Reproduce all the lines below exactly and omit the images.

Records with drawing code:
begin
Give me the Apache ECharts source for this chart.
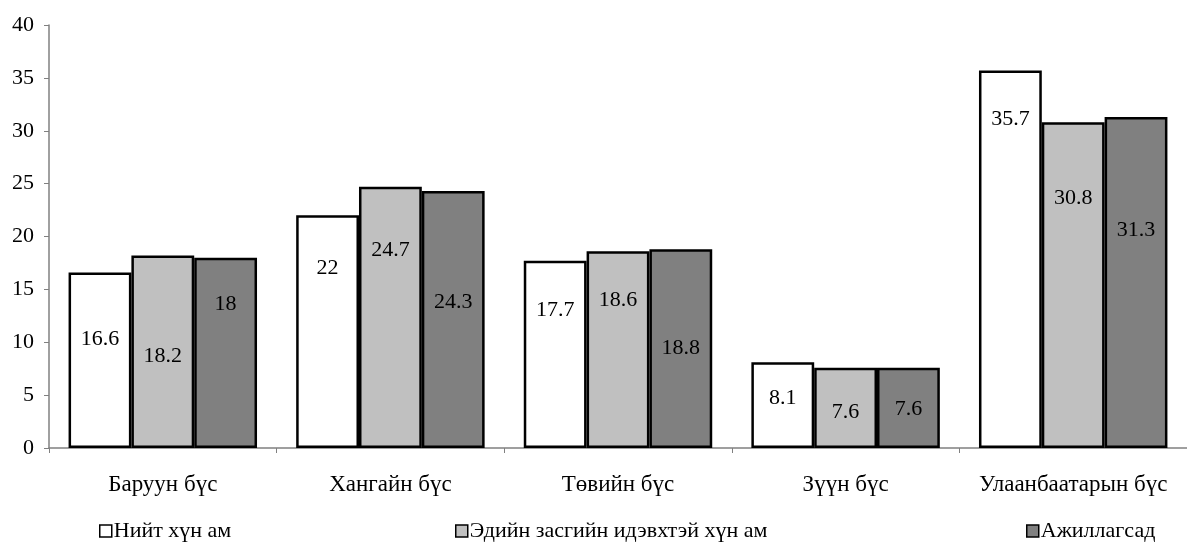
<!DOCTYPE html>
<html>
<head>
<meta charset="utf-8">
<script src="https://cdn.jsdelivr.net/npm/echarts@6/dist/echarts.min.js"></script>
<style>html,body{margin:0;padding:0;background:#fff}#c{width:1187px;height:544px}</style>
</head>
<body>
<div id="c"></div>
<script>
const categories = ['Баруун бүс', 'Хангайн бүс', 'Төвийн бүс', 'Зүүн бүс', 'Улаанбаатарын бүс'];
const seriesNames = ['Нийт хүн ам', 'Эдийн засгийн идэвхтэй хүн ам', 'Ажиллагсад'];
const total = [16.6, 22, 17.7, 8.1, 35.7];
const active = [18.2, 24.7, 18.6, 7.6, 30.8];
const employed = [18, 24.3, 18.8, 7.6, 31.3];
const yTicks = [0, 5, 10, 15, 20, 25, 30, 35, 40];

// label drop (px) below bar top, per bar, as placed in the reference
const labelDrop = [
  [67, 53, 49, 36, 49],
  [101, 63, 49, 45, 76],
  [47, 111, 99, 42, 113]
];

const colors = ['#ffffff', '#c0c0c0', '#808080'];
const FONT = 'Liberation Serif';
const values = [total, active, employed];

const series = values.map((vals, si) => ({
  name: seriesNames[si],
  type: 'bar',
  barGap: '0%',
  barCategoryGap: '17.2%',
  itemStyle: { color: colors[si], borderColor: '#000', borderWidth: 2.5 },
  data: vals.map((v, i) => ({
    value: v,
    label: {
      show: true,
      position: ['50%', labelDrop[si][i]],
      align: 'center',
      verticalAlign: 'middle',
      color: '#000',
      fontFamily: FONT,
      fontSize: 22
    }
  }))
}));

const legendLefts = [99, 455, 1026];
const legends = seriesNames.map((n, i) => ({
  data: [n],
  left: legendLefts[i],
  top: 520,
  padding: 0,
  itemWidth: 12,
  itemHeight: 12,
  itemGap: 0,
  icon: 'rect',
  itemStyle: { borderColor: '#000', borderWidth: 1.5 },
  selectedMode: false,
  textStyle: { fontFamily: FONT, fontSize: 22, color: '#000', padding: [0, 0, 0, -3] }
}));

const chart = echarts.init(document.getElementById('c'), null, { renderer: 'canvas' });
chart.setOption({
  animation: false,
  backgroundColor: '#fff',
  legend: legends,
  grid: { left: 49, top: 25, width: 1148, height: 423, containLabel: false },
  xAxis: {
    type: 'category',
    data: categories,
    axisLine: { lineStyle: { color: '#808080', width: 1.5 } },
    axisTick: { show: true, length: 5, lineStyle: { color: '#808080' } },
    axisLabel: { color: '#000', fontFamily: FONT, fontSize: 23, margin: 25, interval: 0 }
  },
  yAxis: {
    type: 'value',
    min: yTicks[0],
    max: yTicks[yTicks.length - 1],
    interval: 5,
    axisLine: { show: true, lineStyle: { color: '#808080', width: 1.5 } },
    axisTick: { show: true, length: 5, lineStyle: { color: '#808080' } },
    splitLine: { show: false },
    axisLabel: { color: '#000', fontFamily: FONT, fontSize: 22, margin: 15 }
  },
  series: series
});
</script>
</body>
</html>
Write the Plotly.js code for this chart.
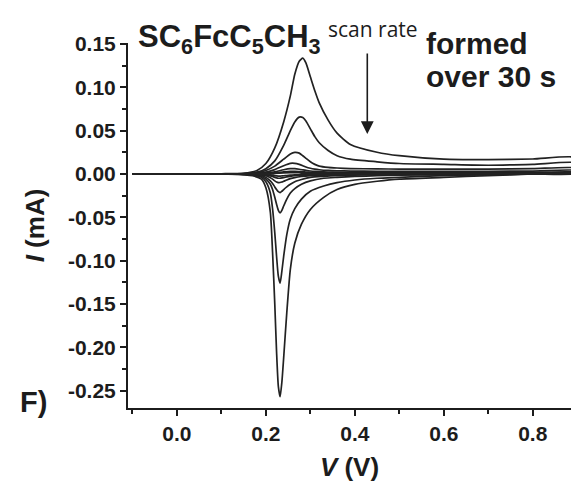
end
ANSWER TO THE TASK:
Give me the Apache ECharts source for this chart.
<!DOCTYPE html>
<html>
<head>
<meta charset="utf-8">
<script src="https://cdn.jsdelivr.net/npm/echarts@6/dist/echarts.min.js"></script>
<style>html,body{margin:0;padding:0;background:#fff}#c{width:1187px;height:544px}</style>
</head>
<body>
<div id="c"></div>
<script>
const categories = ['Баруун бүс', 'Хангайн бүс', 'Төвийн бүс', 'Зүүн бүс', 'Улаанбаатарын бүс'];
const seriesNames = ['Нийт хүн ам', 'Эдийн засгийн идэвхтэй хүн ам', 'Ажиллагсад'];
const total = [16.6, 22, 17.7, 8.1, 35.7];
const active = [18.2, 24.7, 18.6, 7.6, 30.8];
const employed = [18, 24.3, 18.8, 7.6, 31.3];
const yTicks = [0, 5, 10, 15, 20, 25, 30, 35, 40];

// label drop (px) below bar top, per bar, as placed in the reference
const labelDrop = [
  [67, 53, 49, 36, 49],
  [101, 63, 49, 45, 76],
  [47, 111, 99, 42, 113]
];

const colors = ['#ffffff', '#c0c0c0', '#808080'];
const FONT = 'Liberation Serif';
const values = [total, active, employed];

const series = values.map((vals, si) => ({
  name: seriesNames[si],
  type: 'bar',
  barGap: '0%',
  barCategoryGap: '17.2%',
  itemStyle: { color: colors[si], borderColor: '#000', borderWidth: 2.5 },
  data: vals.map((v, i) => ({
    value: v,
    label: {
      show: true,
      position: ['50%', labelDrop[si][i]],
      align: 'center',
      verticalAlign: 'middle',
      color: '#000',
      fontFamily: FONT,
      fontSize: 22
    }
  }))
}));

const legendLefts = [99, 455, 1026];
const legends = seriesNames.map((n, i) => ({
  data: [n],
  left: legendLefts[i],
  top: 520,
  padding: 0,
  itemWidth: 12,
  itemHeight: 12,
  itemGap: 0,
  icon: 'rect',
  itemStyle: { borderColor: '#000', borderWidth: 1.5 },
  selectedMode: false,
  textStyle: { fontFamily: FONT, fontSize: 22, color: '#000', padding: [0, 0, 0, -3] }
}));

const chart = echarts.init(document.getElementById('c'), null, { renderer: 'canvas' });
chart.setOption({
  animation: false,
  backgroundColor: '#fff',
  legend: legends,
  grid: { left: 49, top: 25, width: 1148, height: 423, containLabel: false },
  xAxis: {
    type: 'category',
    data: categories,
    axisLine: { lineStyle: { color: '#808080', width: 1.5 } },
    axisTick: { show: true, length: 5, lineStyle: { color: '#808080' } },
    axisLabel: { color: '#000', fontFamily: FONT, fontSize: 23, margin: 25, interval: 0 }
  },
  yAxis: {
    type: 'value',
    min: yTicks[0],
    max: yTicks[yTicks.length - 1],
    interval: 5,
    axisLine: { show: true, lineStyle: { color: '#808080', width: 1.5 } },
    axisTick: { show: true, length: 5, lineStyle: { color: '#808080' } },
    splitLine: { show: false },
    axisLabel: { color: '#000', fontFamily: FONT, fontSize: 22, margin: 15 }
  },
  series: series
});
</script>
</body>
</html>
Write the Plotly.js code for this chart.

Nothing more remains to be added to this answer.